FIGS. 2A through 2C are schematic, cross-sectional views of a portion of a semiconductor device showing the conventional steps of fabricating a flash EPROM. The (I) of each figure is a cross-sectional view of FIG. 1 taken along line I--I. The (II) of each figure is a cross-sectional view of FIG. 1 taken along line II--II. The (III) of each figure is a cross-sectional view of FIG. 1 taken along line III--III.
In FIG. 2A, a P-type substrate 100 having a shallow trench (STI) 101 therein is provided. A tunnel oxide layer 102 and a floating gate layer 103 are formed in sequence over the substrate 100, after which the tunnel oxide layer 102 and the floating gate layer 103 are patterned.
In FIG. 2B, a first isolation layer 104 and a control gate layer 105 are formed in sequence over the substrate 100. The control gate layer 105, the isolation layer 104, the floating gate layer 103, and the tunnel oxide layer 102 are patterned.

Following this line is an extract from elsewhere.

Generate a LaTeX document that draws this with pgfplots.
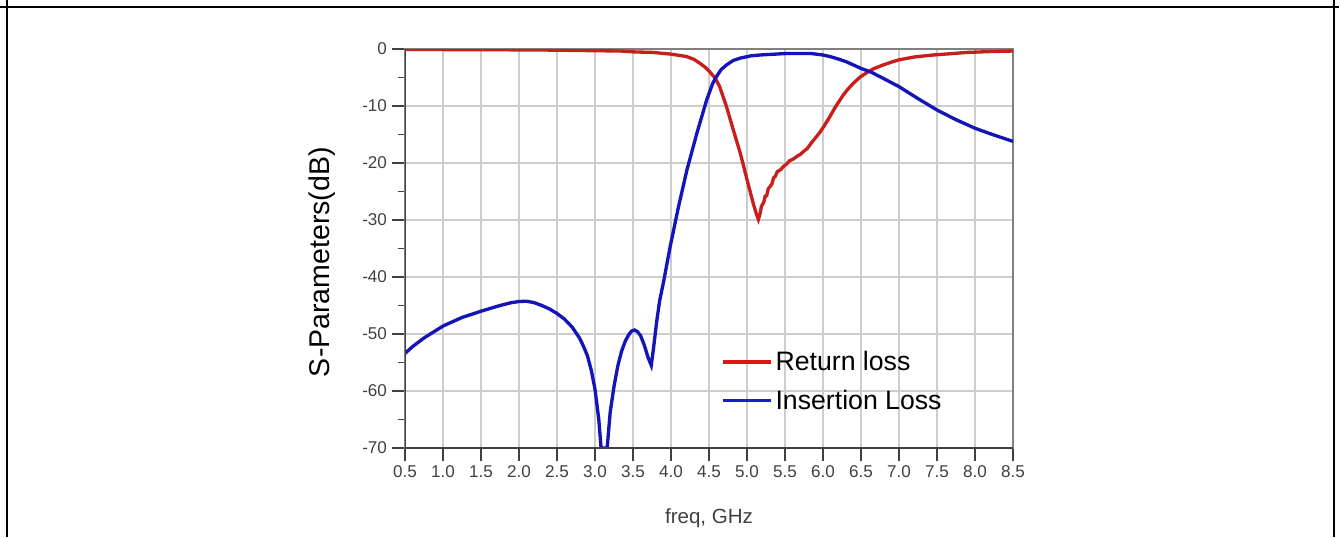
\documentclass[border=0pt]{standalone}
\usepackage{fontspec}
\setmainfont{Liberation Sans}
\usepackage{pgfplots}
\pgfplotsset{compat=1.18}
\definecolor{rl}{RGB}{200,30,30}
\definecolor{rlleg}{RGB}{225,20,20}
\definecolor{il}{RGB}{20,20,185}
\definecolor{illeg}{RGB}{20,30,210}
\definecolor{gridc}{RGB}{205,205,205}
\definecolor{tickc}{RGB}{64,64,64}
\begin{document}
\begin{tikzpicture}
\path[use as bounding box] (0,0) rectangle (1004.25pt,402.75pt);
\draw[line width=1.5pt] (5.25pt,0) -- (5.25pt,402.75pt);
\draw[line width=1.5pt] (0,397.5pt) -- (1004.25pt,397.5pt);
\draw[line width=1.5pt] (1000.5pt,0) -- (1000.5pt,402.75pt);
\begin{axis}[at={(303.75pt,66.75pt)}, anchor=south west, scale only axis,
  width=456pt, height=299.25pt,
  xmin=0.5, xmax=8.5, ymin=-70, ymax=0,
  xtick={0.5,1.0,1.5,2.0,2.5,3.0,3.5,4.0,4.5,5.0,5.5,6.0,6.5,7.0,7.5,8.0,8.5},
  xticklabels={0.5,1.0,1.5,2.0,2.5,3.0,3.5,4.0,4.5,5.0,5.5,6.0,6.5,7.0,7.5,8.0,8.5},
  ytick={-70,-60,-50,-40,-30,-20,-10,0},
  yticklabels={-70,-60,-50,-40,-30,-20,-10,0},
  minor ytick={-65,-55,-45,-35,-25,-15,-5},
  grid=major, major grid style={gridc, line width=0.9pt},
  tick align=outside, xtick pos=bottom, ytick pos=left,
  major tick length=10pt, minor tick length=5pt,
  tick style={tickc, line width=1pt},
  axis line style={draw=gray, line width=1pt},
  ticklabel style={font=\fontsize{12.8}{15}\selectfont, text=tickc},
  xlabel={freq, GHz}, ylabel={S-Parameters(dB)},
  xlabel style={at={(axis description cs:0.5,-0.1754)}, anchor=center, font=\fontsize{15.4}{18}\selectfont, text=tickc},
  ylabel style={at={(axis description cs:-0.1365,0.466)}, anchor=center, font=\fontsize{21.4}{25}\selectfont, text=black},
  legend style={at={(rel axis cs:0.52,0.25)}, anchor=north west, draw=none, fill=none,
    font=\fontsize{20}{24}\selectfont, row sep=9pt, inner sep=0pt},
  legend image code/.code={\draw[#1] (0pt,0pt) -- (36pt,0pt);},
  legend cell align=left,
]
\addplot[rl, line width=2.5pt, forget plot] coordinates {
(0.5,-0.1) (1.0,-0.1) (2.0,-0.15) (2.5,-0.2) (3.0,-0.3) (3.33,-0.35) (3.5,-0.5)
(3.76,-0.6) (4.0,-0.9) (4.2,-1.3) (4.3,-1.8) (4.38,-2.5) (4.45,-3.2) (4.51,-4.0)
(4.58,-5.1) (4.64,-6.6) (4.73,-10.1) (4.82,-14.2) (4.91,-18.2) (5.0,-22.9)
(5.08,-27.0) (5.12,-28.8) (5.15,-29.9) (5.17,-29.0) (5.19,-27.6) (5.22,-26.9)
(5.24,-25.8) (5.26,-25.7) (5.28,-24.5) (5.30,-24.2) (5.33,-23.6) (5.35,-22.6)
(5.37,-22.4) (5.40,-21.5) (5.44,-21.2) (5.48,-20.6) (5.52,-20.2) (5.56,-19.6)
(5.61,-19.3) (5.66,-18.8) (5.70,-18.5) (5.75,-17.9) (5.79,-17.5) (5.84,-16.6)
(5.9,-15.6) (5.96,-14.6) (6.02,-13.4) (6.08,-12.1) (6.14,-10.7) (6.20,-9.4)
(6.26,-8.2) (6.33,-7.0) (6.4,-6.0) (6.49,-4.9) (6.58,-4.1) (6.66,-3.5) (6.79,-2.8)
(6.9,-2.3) (7.0,-1.9) (7.2,-1.4) (7.45,-1.05) (7.7,-0.8) (7.89,-0.6) (8.2,-0.45) (8.5,-0.35)
};
\addplot[il, line width=2.5pt, forget plot] coordinates {
(0.5,-53.4) (0.6,-52.2) (0.75,-50.7) (1.0,-48.6) (1.25,-47.1) (1.5,-46.0)
(1.75,-45.0) (1.9,-44.5) (2.0,-44.3) (2.1,-44.25) (2.2,-44.5) (2.3,-45.0)
(2.4,-45.6) (2.5,-46.4) (2.6,-47.4) (2.7,-48.8) (2.8,-50.8)
(2.85,-52.2) (2.9,-53.8) (2.95,-56.3) (3.0,-59.7) (3.05,-65.0) (3.08,-70)
(3.16,-70) (3.2,-63.7) (3.25,-59.2) (3.3,-55.6) (3.35,-53.0) (3.4,-51.2)
(3.45,-50.0) (3.48,-49.5) (3.52,-49.3) (3.56,-49.6) (3.6,-50.3) (3.65,-52.0) (3.7,-54.2)
(3.74,-55.5) (3.77,-52.5) (3.81,-48.0) (3.85,-44.2) (3.90,-41.0) (3.99,-34.6) (4.10,-27.6)
(4.21,-21.2) (4.34,-14.8) (4.47,-8.9) (4.55,-6.0) (4.60,-4.8) (4.66,-3.6) (4.73,-2.8) (4.82,-2.0) (4.91,-1.6)
(5.05,-1.2) (5.17,-1.05) (5.5,-0.8) (5.85,-0.8) (6.0,-1.05) (6.1,-1.35) (6.2,-1.75) (6.3,-2.2) (6.4,-2.8)
(6.5,-3.4) (6.64,-4.1) (6.8,-5.2) (7.0,-6.6) (7.25,-8.7) (7.5,-10.7)
(7.75,-12.4) (8.0,-13.9) (8.25,-15.1) (8.5,-16.2)
};
\addlegendimage{rlleg, line width=2.6pt}
\addlegendentry{Return loss}
\addlegendimage{illeg, line width=2.6pt}
\addlegendentry{Insertion Loss}
\draw[tickc, line width=1.3pt] (rel axis cs:0,1) -- (rel axis cs:0,0) -- (rel axis cs:1,0);
\end{axis}
\end{tikzpicture}
\end{document}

In FIG. 2C, an ion implantation step is performed to form a common source region 106 and drain regions 107 in the substrate 100. Spacers 108 are formed over the sidewalls of the control gate layer 105, the isolation layer 104, the floating gate layer 103, and the tunnel oxide layer 102. Then, a self-aligned silicide step is performed to form silicide layers 109 on the control gate layer 105, the common source region 106, and the drain region 107.

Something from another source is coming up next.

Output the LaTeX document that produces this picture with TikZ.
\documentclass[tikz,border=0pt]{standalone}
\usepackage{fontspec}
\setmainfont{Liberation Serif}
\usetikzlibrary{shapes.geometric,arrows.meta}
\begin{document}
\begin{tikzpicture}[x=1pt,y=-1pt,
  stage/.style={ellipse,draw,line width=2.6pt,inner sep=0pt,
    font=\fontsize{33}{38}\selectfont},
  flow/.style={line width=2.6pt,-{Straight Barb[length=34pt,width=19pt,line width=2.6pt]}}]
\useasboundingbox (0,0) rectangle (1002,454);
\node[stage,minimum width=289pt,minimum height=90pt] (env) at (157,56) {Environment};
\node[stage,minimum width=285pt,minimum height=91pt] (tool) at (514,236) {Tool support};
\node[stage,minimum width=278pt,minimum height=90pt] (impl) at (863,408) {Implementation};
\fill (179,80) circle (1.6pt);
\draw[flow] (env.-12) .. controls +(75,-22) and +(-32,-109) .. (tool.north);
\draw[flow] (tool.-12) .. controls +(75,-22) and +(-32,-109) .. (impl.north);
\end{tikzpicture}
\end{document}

However, it is difficult to form the silicide layer 109 on an abrupt-step structure (show in FIG. 2B (II)) in the conventional process, in which the resistance of common source region 106 is increased. In FIG. 2A (II), the surface of the tunnel oxide layer 102 and the floating gate layer 103 is higher than the surface of substrate 100. Therefore the surface over the substrate 100 is not flat. In FIG. 2B (II), an abrupt-step surface 113 is formed after patterning the control gate layer 105, the isolation layer 104, the floating gate layer 103, and the tunnel oxide layer 102. In FIG. 2C (II), it is difficult to perform a self-aligned silicide step on the surface of an abrupt-step structure 114 to form the silicide layer 109 thereon. Therefore, the resistance of the common source region 106 is increased.